By Associate Professor Justin Levitt
Every four years, the presidential election contest dominates the news, bringing with it not only daily policy and political scuffles, but plentiful skirmishes over the rules for conducting elections and persuading the electorate. Every 20 years, the presidential election roughly coincides with the decennial redistricting process, as political lines are drawn to restructure representation across the country. The year 2012 represents one of those comet-like convergences, where the full infrastructure of democracy is not only buffeted by winds of change but becomes suddenly, fleetingly, salient -- and new and old media alike examine every development in painstaking detail.
In such an environment, just as vulcanologists flock to the latest eruption, election law scholars tend to find the daily developments irresistible. We rationalize the engagement by understanding that we can offer context and texture and a bit of both legal and historical perspective. But when we're most honest with ourselves, perhaps it's just that we want to be where the action is, in a field to which we've devoted our professional lives. Your Loyola election law faculty aren't immune -- both Jessica Levinson and I have attempted to engage the day-to-day in a way that we hope contributes more good than harm.
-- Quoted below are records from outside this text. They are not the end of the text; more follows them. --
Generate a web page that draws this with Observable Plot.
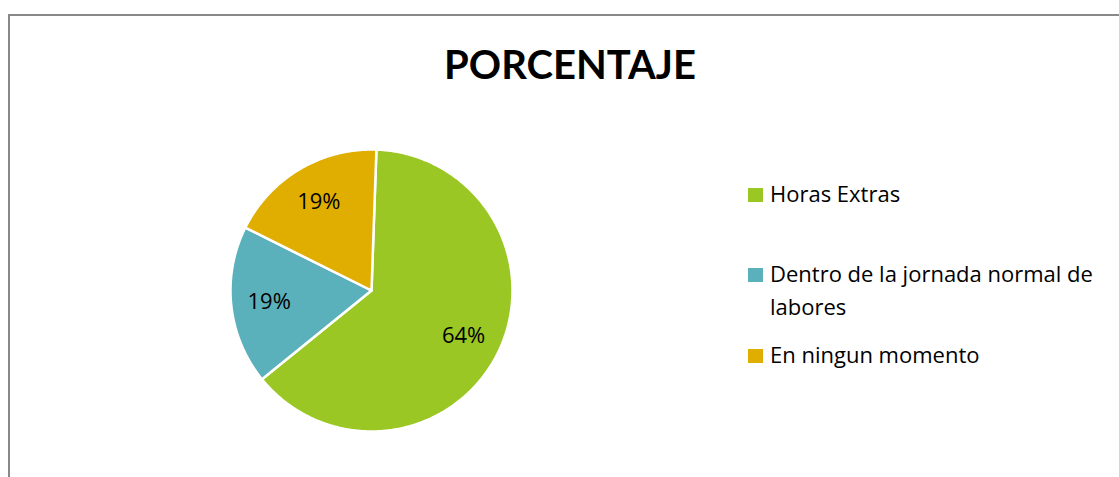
<!DOCTYPE html>
<html>
<head>
<meta charset="utf-8">
<script src="https://cdn.jsdelivr.net/npm/d3@7"></script>
<script src="https://cdn.jsdelivr.net/npm/@observablehq/plot@0.6"></script>
<style>
  html, body { margin: 0; padding: 0; background: #fff; }
  #root { position: relative; width: 1119px; height: 477px; overflow: hidden; font-family: Lato, "Open Sans", sans-serif; }
  #frame { position: absolute; left: 8px; top: 14px; width: 1200px; height: 600px; border-left: 2px solid #898989; border-top: 2px solid #898989; }
  #title { position: absolute; left: 0; width: 1140px; top: 39px; line-height: 50px; text-align: center; font-weight: bold; font-size: 40px; color: #000; }
  #pie { position: absolute; left: 221px; top: 140px; }
  .leg { position: absolute; left: 770px; width: 345px; font-family: "Open Sans", sans-serif; font-size: 22px; line-height: 33px; color: #000; }
  .sw { position: absolute; left: 748px; width: 15px; height: 14px; }
</style>
</head>
<body>
<div id="root">
  <div id="frame"></div>
  <div id="title">PORCENTAJE</div>
  <div id="pie"></div>
</div>
<script>
const title = "PORCENTAJE";
const categories = ["Horas Extras", "Dentro de la jornada normal de labores", "En ningun momento"];
const values = [63.6, 18.2, 18.2];
const labels = ["64%", "19%", "19%"];
const colors = ["#9ac724", "#5bb1bb", "#dfae00"];

const startDeg = 2;
const arcs = d3.pie().sort(null)
  .startAngle(startDeg * Math.PI / 180)
  .endAngle((360 + startDeg) * Math.PI / 180)(values);

// polygon points for each slice (unit circle, angle clockwise from top)
const polys = [];
arcs.forEach((a, i) => {
  const cat = categories[i];
  polys.push({cat, x: 0, y: 0});
  const n = Math.max(2, Math.ceil((a.endAngle - a.startAngle) / (Math.PI / 360)));
  for (let k = 0; k <= n; k++) {
    const t = a.startAngle + (a.endAngle - a.startAngle) * k / n;
    polys.push({cat, x: Math.sin(t), y: Math.cos(t)});
  }
  polys.push({cat, x: 0, y: 0});
});
const labelPts = arcs.map((a, i) => {
  const m = (a.startAngle + a.endAngle) / 2;
  return {text: labels[i], x: 0.73 * Math.sin(m), y: 0.73 * Math.cos(m)};
});

const plot = Plot.plot({
  width: 300, height: 300, margin: 0,
  x: {domain: [-1, 1], range: [9, 291], axis: null},
  y: {domain: [-1, 1], range: [291, 9], axis: null},
  color: {domain: categories, range: colors},
  style: {background: "transparent", fontFamily: "'Open Sans', sans-serif"},
  marks: [
    Plot.line(polys, {x: "x", y: "y", z: "cat", fill: "cat", stroke: "#fff", strokeWidth: 2.5, strokeLinejoin: "round", curve: "linear"}),
    Plot.text(labelPts, {x: "x", y: "y", text: "text", fontSize: 22, fill: "#000"})
  ]
});
document.getElementById("pie").appendChild(plot);
document.getElementById("title").textContent = title;

const root = document.getElementById("root");
const legTops = [177, 257, 338];
categories.forEach((c, i) => {
  const sw = document.createElement("div");
  sw.className = "sw";
  sw.style.top = (legTops[i] + 11) + "px";
  sw.style.background = colors[i];
  root.appendChild(sw);
  const t = document.createElement("div");
  t.className = "leg";
  t.style.top = legTops[i] + "px";
  t.textContent = c;
  root.appendChild(t);
});
</script>
</body>
</html>
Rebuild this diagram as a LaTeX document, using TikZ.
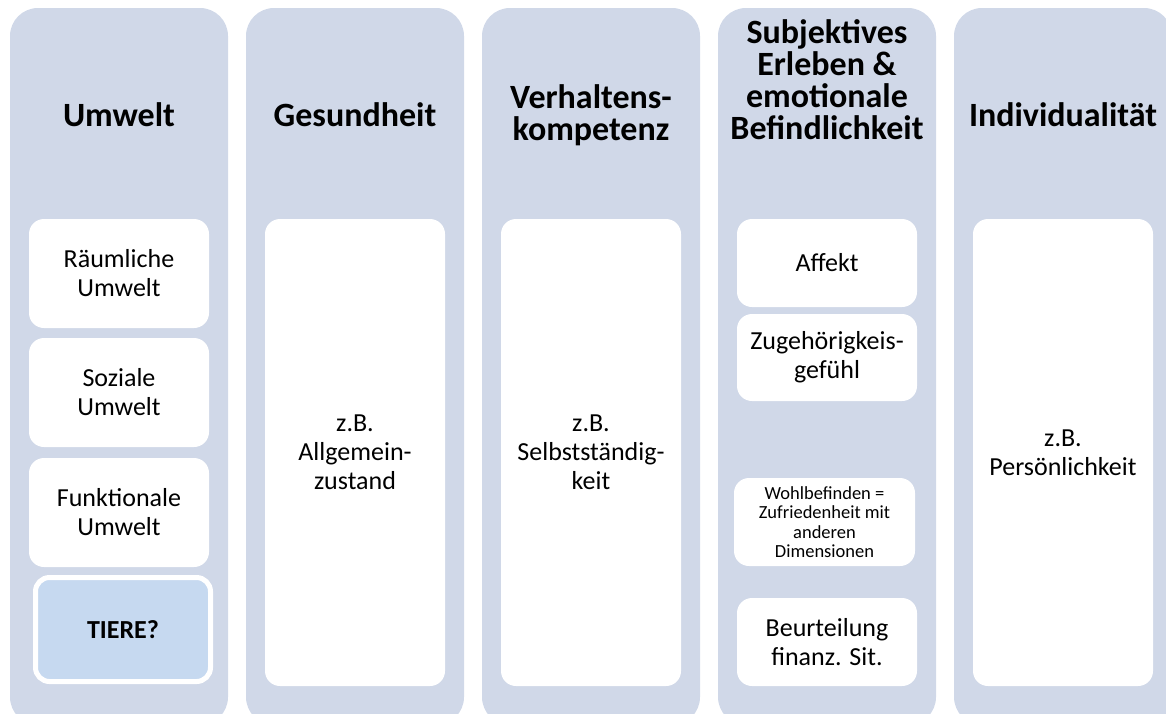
\documentclass[tikz,border=0pt]{standalone}
\usepackage{fontspec}
\setmainfont{Carlito}
\definecolor{colfill}{HTML}{D0D8E8}
\definecolor{tierefill}{HTML}{C6D9F0}
\tikzset{
  column/.style={fill=colfill, draw=none, rounded corners=28pt, minimum width=218pt, minimum height=717pt, inner sep=0pt},
  innerbox/.style={fill=white, draw=none, rounded corners=15pt, align=center, inner sep=0pt, minimum width=180pt},
  headtxt/.style={font=\fontsize{34}{32}\selectfont\bfseries, align=center, inner sep=0pt},
  bodytxt/.style={font=\fontsize{26}{29}\selectfont},
  smalltxt/.style={font=\fontsize{18.5}{19.5}\selectfont},
  tierebox/.style={fill=tierefill, draw=white, line width=5pt, rounded corners=14pt, align=center, inner sep=0pt,
    minimum width=175pt, minimum height=104pt, font=\fontsize{26}{29}\selectfont\bfseries}
}
\begin{document}
\begin{tikzpicture}[x=1pt, y=-1pt]
\useasboundingbox (0,0) rectangle (1166,713);
\clip (0,0) rectangle (1166,713);
% columns
\node[column] (c1) at (119,366.5) {};
\node[column] (c2) at (355,366.5) {};
\node[column] (c3) at (591,366.5) {};
\node[column] (c4) at (827,366.5) {};
\node[column] (c5) at (1063,366.5) {};
% headings
\node[headtxt] (h1) at (119,115) {Umwelt};
\node[headtxt] (h2) at (355,115) {Gesundheit};
\node[headtxt] (h3) at (591,115) {Verhaltens-\\kompetenz};
\node[headtxt] (h4) at (827,80) {Subjektives\\Erleben \&\\emotionale\\Befindlichkeit};
\node[headtxt] (h5) at (1063,115) {Individualität};
% column 1
\node[innerbox, bodytxt, minimum height=109pt] (b11) at (119,273.5) {Räumliche\\Umwelt};
\node[innerbox, bodytxt, minimum height=109pt] (b12) at (119,392.5) {Soziale\\Umwelt};
\node[innerbox, bodytxt, minimum height=109pt] (b13) at (119,512.5) {Funktionale\\Umwelt};
\node[tierebox] (b14) at (123,629.5) {TIERE?};
% column 2, 3, 5
\node[innerbox, bodytxt, minimum height=467pt] (b2) at (355,452.5) {z.B.\\Allgemein-\\zustand};
\node[innerbox, bodytxt, minimum height=467pt] (b3) at (591,452.5) {z.B.\\Selbstständig-\\keit};
\node[innerbox, bodytxt, minimum height=467pt] (b5) at (1063,452.5) {z.B.\\Persönlichkeit};
% column 4
\node[innerbox, bodytxt, minimum height=88pt] (b41) at (827,263) {Affekt};
\node[innerbox, bodytxt, minimum height=87pt] (b42) at (827,357.5) {Zugehörigkeis-\\gefühl};
\node[innerbox, smalltxt, minimum width=181pt, minimum height=88pt] (b43) at (824.5,522) {Wohlbefinden =\\Zufriedenheit mit\\anderen\\Dimensionen};
\node[innerbox, bodytxt, minimum height=88pt] (b44) at (827,642) {Beurteilung\\finanz. Sit.};
\end{tikzpicture}
\end{document}
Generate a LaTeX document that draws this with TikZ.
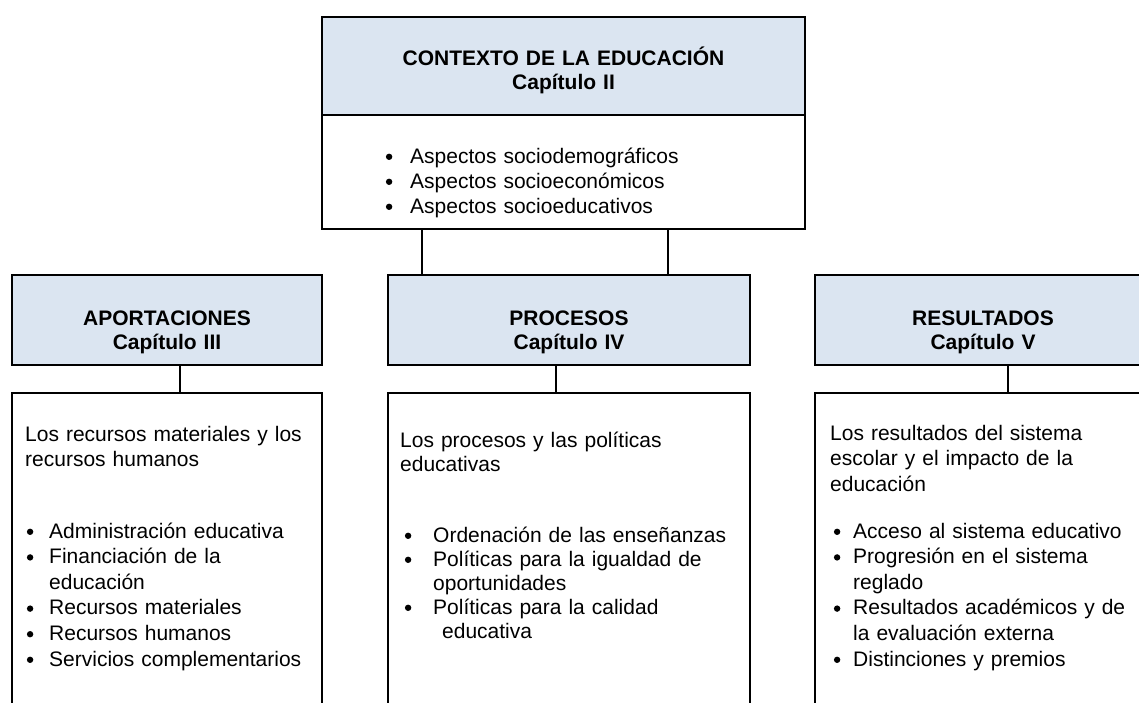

But perhaps particularly in the swirl of an election season, it's also tremendously useful to be able to step back as well. Which is why I'm grateful for two opportunities this past week to think more deeply about election law scholarship that's not dependent on yesterday's headline.
On Thursday, Josh Douglas (Kentucky), Derek Muller (Pepperdine), and Jessica Levinson (Loyola) joined me at Loyola for a small junior scholars' gathering on the law of democracy, taking advantage of Josh's trip to southern California. The research, though preliminary, promises to be both bold and diverse, encompassing an investigation of civil pleading pertinent to election litigation, an examination of the curious constitutional structure of candidate qualifications, and a reconceptualization of the fundamental struggle at the heart of campaign finance law. I learned quite a bit, and am grateful for my colleagues' critique of my own early thoughts.
Then, on Friday, I took Rick Hasen up on a gracious offer to join him at UC Irvine for an election law symposium featuring many of my heroes in the field. The symposium was titled "Foxes, Henhouses, and Commissions: Assessing the Nonpartisan Model in Election Administration, Redistricting, and Campaign Finance." The papers and discussants' remarks represented a broad array of outlook and methodology, from the rigorously empirical to the richly philosophical to the painstakingly historical. The room was super heated, but the discussion was coolly engaging; proceedings are here for those who wish to see for themselves. I'm delighted to have had such spectacular fora to develop long-term research in the midst of the madness of the moment.